Instead of being quick to "cancel" someone who has made a mistake, there needs to be a sense of proportion of the issue at hand, said Minister in the Prime Minister's Office Indranee Rajah.
The concept of "cancel culture" is not new, but on social networking platforms such as Twitter and Instagram, where it is most prevalent, it has taken a new form, said Ms Indranee, who is also Second Minister for Finance and National Development.
"Unlike in the past, cancel culture has gained prominence in the current generation in a new form… and is able to be amplified and (go) viral exponentially. This also means the impact is exponential and can be huge."
She was speaking yesterday at a virtual dialogue series themed "Cancelling Cancel Culture?", organised by youth-led inter-faith initiative Roses of Peace, along with four other panellists.
"At the end of the day, if you strip away the jargon, it all boils down to basic human nature. Somebody did something not good, the rest of us disapprove of it. How do we get that person to do the right thing? We need to have a sense of proportion… and to have a way to let the person find their way back and make it better."
Dealing with such situations where emotions are "highly charged" also depends on the context and the individual, Ms Indranee said, noting that a set of personal moral guidelines will "keep one in good stead".
"Our only real defence is to be critical in our thinking and discerning, which can be quite hard when it's an emotional trigger," she said.
"In responding to things being called out, (perhaps it's better if) people think first and... do their own checks; if not, it can have quite a disastrous outcome."
The rise of cancel culture - in which brands and people are boycotted in online mob-style vigilante behaviour - around the world and in Singapore has some wondering if this is the right way for those seeking justice.
Panellist Crystal Abidin, a digital anthropologist at Curtin University, said there is a difference between call-out culture and cancel culture, although both involve "some sort of public declaration".

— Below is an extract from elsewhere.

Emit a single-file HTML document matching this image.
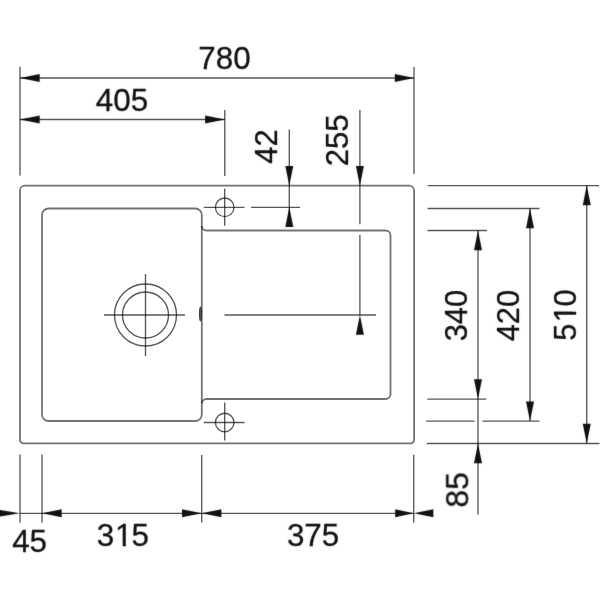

Call-out culture involves publicly criticising an individual or a brand for violating behavioural standards. Associate Professor Abidin noted that there is room for calling out to be used at the grassroots level to keep those who are in power in check.
On the other hand, cancel culture goes straight to the last step of boycotting, and is used as a way to end all conversations, akin to "throwing the baby out with the bathwater", she said.

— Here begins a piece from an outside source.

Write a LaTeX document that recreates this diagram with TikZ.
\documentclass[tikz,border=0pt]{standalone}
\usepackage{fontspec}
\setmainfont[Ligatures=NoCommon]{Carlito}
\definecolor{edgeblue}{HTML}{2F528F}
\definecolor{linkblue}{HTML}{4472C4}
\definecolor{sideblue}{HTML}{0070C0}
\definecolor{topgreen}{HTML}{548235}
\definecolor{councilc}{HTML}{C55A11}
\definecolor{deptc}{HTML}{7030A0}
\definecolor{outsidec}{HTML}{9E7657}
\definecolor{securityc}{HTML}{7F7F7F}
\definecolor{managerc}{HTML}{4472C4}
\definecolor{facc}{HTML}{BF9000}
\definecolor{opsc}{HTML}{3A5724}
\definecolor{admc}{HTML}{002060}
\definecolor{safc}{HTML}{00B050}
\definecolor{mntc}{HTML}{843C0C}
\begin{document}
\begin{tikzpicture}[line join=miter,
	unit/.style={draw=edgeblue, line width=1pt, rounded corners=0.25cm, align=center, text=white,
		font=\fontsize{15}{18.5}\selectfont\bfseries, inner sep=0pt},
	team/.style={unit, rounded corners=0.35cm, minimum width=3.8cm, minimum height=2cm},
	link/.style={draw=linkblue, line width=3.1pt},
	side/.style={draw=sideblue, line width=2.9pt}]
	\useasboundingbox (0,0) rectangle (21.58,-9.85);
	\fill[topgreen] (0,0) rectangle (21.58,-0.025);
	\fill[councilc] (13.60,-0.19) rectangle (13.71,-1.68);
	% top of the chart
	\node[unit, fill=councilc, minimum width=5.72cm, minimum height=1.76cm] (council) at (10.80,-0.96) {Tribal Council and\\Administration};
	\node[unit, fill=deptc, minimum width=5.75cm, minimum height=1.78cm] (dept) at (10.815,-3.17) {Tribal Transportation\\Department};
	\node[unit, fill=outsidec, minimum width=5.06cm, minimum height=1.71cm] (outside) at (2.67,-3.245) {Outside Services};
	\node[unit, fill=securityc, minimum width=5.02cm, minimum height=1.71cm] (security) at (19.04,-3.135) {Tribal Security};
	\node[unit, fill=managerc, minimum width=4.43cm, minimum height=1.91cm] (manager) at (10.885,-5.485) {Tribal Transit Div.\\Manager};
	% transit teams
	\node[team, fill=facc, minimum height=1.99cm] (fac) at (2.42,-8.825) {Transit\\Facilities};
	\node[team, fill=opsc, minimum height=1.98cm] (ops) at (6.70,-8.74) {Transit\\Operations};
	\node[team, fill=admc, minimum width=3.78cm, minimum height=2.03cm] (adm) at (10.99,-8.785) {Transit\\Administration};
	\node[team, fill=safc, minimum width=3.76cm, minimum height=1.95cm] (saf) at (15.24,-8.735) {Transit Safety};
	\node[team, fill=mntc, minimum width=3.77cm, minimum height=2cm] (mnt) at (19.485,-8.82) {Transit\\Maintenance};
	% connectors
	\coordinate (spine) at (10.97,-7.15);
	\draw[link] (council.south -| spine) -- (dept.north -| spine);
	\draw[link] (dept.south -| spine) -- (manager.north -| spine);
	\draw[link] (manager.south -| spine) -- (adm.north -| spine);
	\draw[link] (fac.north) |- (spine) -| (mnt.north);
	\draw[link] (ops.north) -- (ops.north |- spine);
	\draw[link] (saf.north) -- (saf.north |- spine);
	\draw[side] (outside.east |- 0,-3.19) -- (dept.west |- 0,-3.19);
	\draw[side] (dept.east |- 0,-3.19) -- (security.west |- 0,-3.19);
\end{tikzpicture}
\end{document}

Panellist Terence Chia, co-founder of comedy content house Ministry of Funny, said the "weaponisation" of social media can be dangerous, although the silver lining is that it can hold people accountable if it is done right.
A participant asked if, other than calling out a person's mistake, another way to deal with the situation could be to think about "calling in" - that is, to speak privately - to the person, although the panellists acknowledged that it might be easier said than done.
Panellist Haresh Tilani, co-founder of Ministry of Funny, said that having private face-to-face conversations would be the "most ideal scenario", although he is sceptical of people's online behaviour.
"Ideally, what we want is to facilitate longer-form conversations, whether it's on the Internet or other platforms, so that it becomes the norm, as opposed to the long Facebook posts," he said.
Panellist Joel Lim, managing director of Zyrup Media, said that the intention behind the calling out or calling in is just as important as what is done.
"If there's an intention to let the person grow and to learn from the experience, we need to respect that… and there may be a chance for a better result, at least from what I see today."